Toutefois, au-delà de leurs différences, tous ces romans ont en commun le fait de s’élaborer autour de personnages extrêmement singuliers, que l’auteure appelle des » anges de la solitude « . Elle les écoute au plus près, sans jamais se lasser, et encore moins les soumettre à un jugement, comme si elle puisait dans cette humanité des personnages, qui devient aussi la sienne, toute son énergie créatrice et sa passion pour l’art d’écrire. En relisant l’ensemble des textes de Marie-Claire Blais, on ne peut qu’être émerveillé par la cohérence de l’œuvre qui est traversée du début à la fin par une inépuisable compassion pour ces êtres privés d’existence, ces êtres qui ne parlent guère et dont personne ne parle. On ne peut qu’être touché aussi par la discrétion de la romancière elle-même qui s’efface doucement derrière ses propres créations. L’auteure construit une œuvre qui rejoint les mouvements souterrains de notre monde. Elle se promène de faille en faille, en cherchant la lumière sous la surface des choses, là où la noirceur des abîmes révèle pleinement ses personnages.
Mais ce qui frappe tout autant que cette humilité, c’est la hauteur artistique à laquelle s’élève l’écriture de Marie-Claire Blais. Il n’y a aucune contradiction, chez elle, entre l’exigence éthique et la valeur artistique : les deux dimensions vont de pair et se nourrissent l’une l’autre. C’est ce qu’illustre par-dessus tout cette splendide trilogie romanesque commencée en 1996 avec Soifs et qui s’achève cette année avec la publication d’Augustino et le chœur de la destruction. D’une complexité architecturale extraordinaire, cette prose qui court sur plus de 800 pages presque ininterrompues est portée par un souffle inouï. Il faut lire ce texte à voix haute pour en goûter toute la puissance lyrique et pour apprécier sa qualité proprement musicale. Les voix de quelques dizaines de personnages s’entremêlent bien qu’elles soient toutes aisément reconnaissables et savamment orchestrées pour produire cet immense chœur de la destruction, métaphore de notre monde contemporain. Il y a quelque chose de grandiose, de sublime et de presque sacré chez ces personnages de marginaux et d’artistes qui, dans leur solitude même, résument et transcendent tout à la fois la société dans laquelle ils se trouvent.

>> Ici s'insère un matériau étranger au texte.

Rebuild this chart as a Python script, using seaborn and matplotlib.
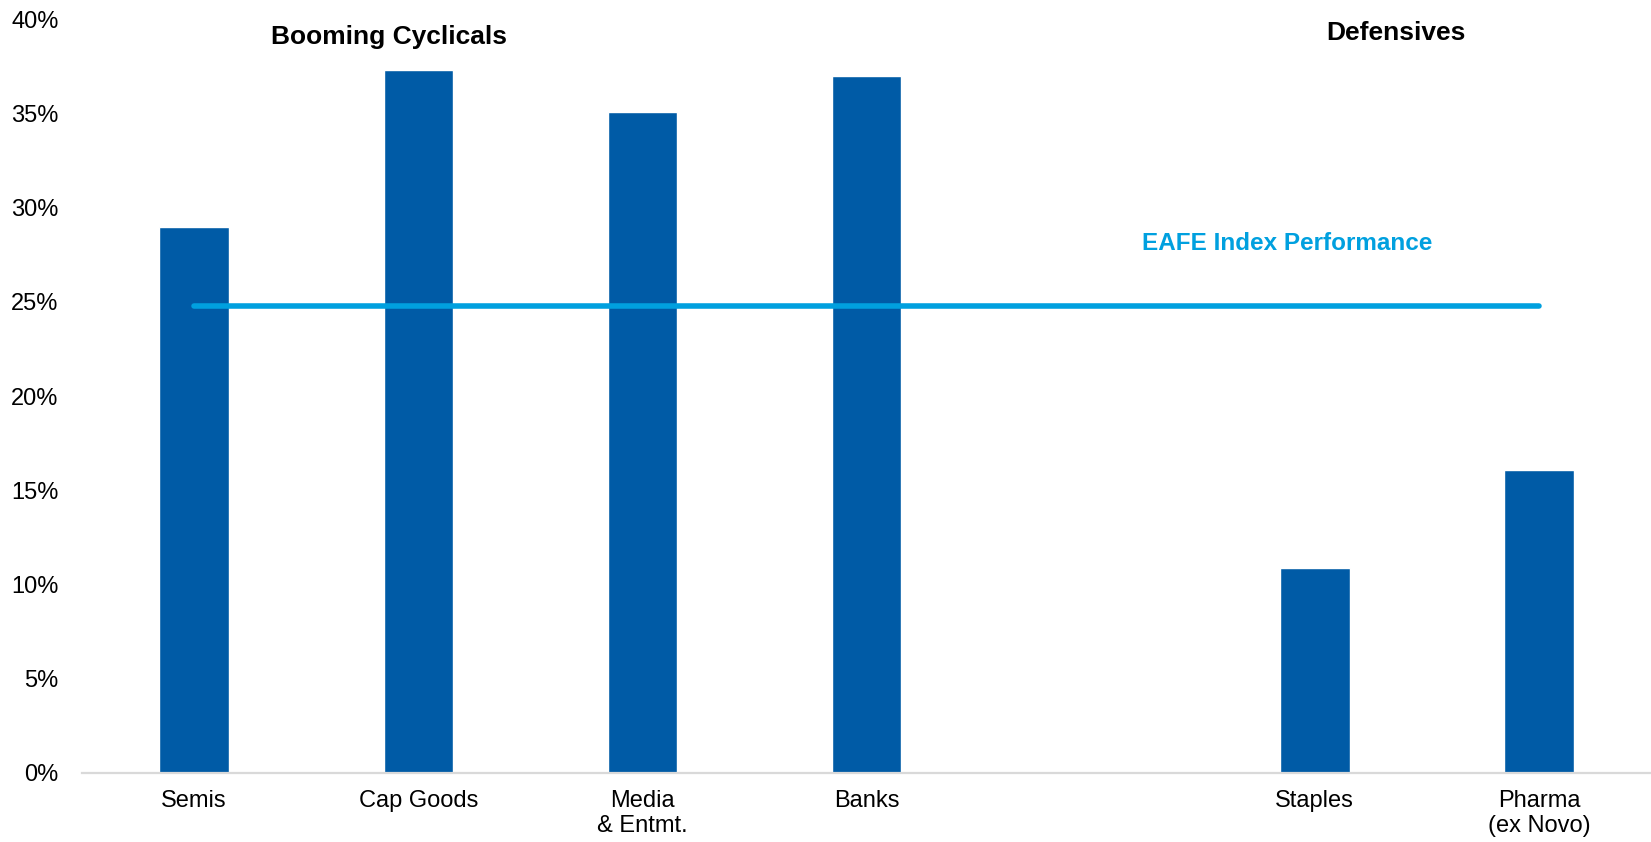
import matplotlib
matplotlib.use("Agg")
import matplotlib.pyplot as plt
import seaborn as sns
import pandas as pd
from matplotlib.ticker import FuncFormatter

sns.set_style("white")
plt.rcParams["font.family"] = ["Liberation Sans", "DejaVu Sans"]

# Sector performance (%)
sectors = ["Semis", "Cap Goods", "Media\n& Entmt.", "Banks", "Staples", "Pharma\n(ex Novo)"]
performance = [29.0, 37.3, 35.1, 37.0, 10.9, 16.1]
eafe_index = 24.8

# Slot order with a spacer between the cyclical and defensive groups
slot_order = ["Semis", "Cap Goods", "Media\n& Entmt.", "Banks", " ", "Staples", "Pharma\n(ex Novo)"]
y_ticks = [0, 5, 10, 15, 20, 25, 30, 35, 40]

bar_color = "#005BA6"
line_color = "#00A0DF"

df = pd.DataFrame({"sector": sectors, "perf": performance})

fig = plt.figure(figsize=(16.51, 8.42), dpi=100)
ax = fig.add_axes([0.0497, 0.082, 0.9503, 0.895])

sns.barplot(data=df, x="sector", y="perf", order=slot_order, color=bar_color,
            width=0.31, saturation=1, ax=ax, errorbar=None)

ax.plot([0, len(slot_order) - 1], [eafe_index, eafe_index], color=line_color,
        lw=4.0, solid_capstyle="round", zorder=3)

ax.set_xlim(-0.5, len(slot_order) - 0.5)
ax.set_ylim(0, 40)
ax.set_yticks(y_ticks)
ax.yaxis.set_major_formatter(FuncFormatter(lambda v, _: f"{v:.0f}%"))
ax.set_xlabel("")
ax.set_ylabel("")
ax.tick_params(axis="y", length=0, pad=17, labelsize=17, labelcolor="black")
ax.tick_params(axis="x", length=0, pad=12, labelsize=17, labelcolor="black")
for lbl in ax.get_xticklabels():
    lbl.set_linespacing(1.2)
    lbl.set_verticalalignment("top")

for side in ["left", "right", "top"]:
    ax.spines[side].set_visible(False)
ax.spines["bottom"].set_color("#D9D9D9")
ax.spines["bottom"].set_linewidth(1.6)

ax.text(0.87, 39.05, "Booming Cyclicals", ha="center", va="center",
        fontsize=19, fontweight="bold", color="black")
ax.text(5.36, 39.3, "Defensives", ha="center", va="center",
        fontsize=19, fontweight="bold", color="black")
ax.text(4.875, 28.1, "EAFE Index Performance", ha="center", va="center",
        fontsize=17.5, fontweight="bold", color=line_color)

fig.savefig("out.png", dpi=100)
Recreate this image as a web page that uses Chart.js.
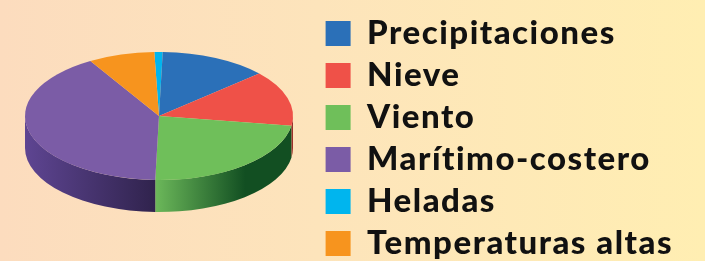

Avec cette monumentale trilogie, Marie-Claire Blais donne sa pleine mesure et montre à quel point son écriture est actuelle et vibrante de vie. Le jury tient à souligner l’audace et la force de cette vision d’auteure capable de saisir, dans le mouvement même de l’écriture, les singularités existentielles de chacun et les enjeux sociaux ou politiques propres au monde d’aujourd’hui. C’est une œuvre exigeante qui, refusant de croire que la littérature n’est que divertissement, y voit plutôt une forme de salut.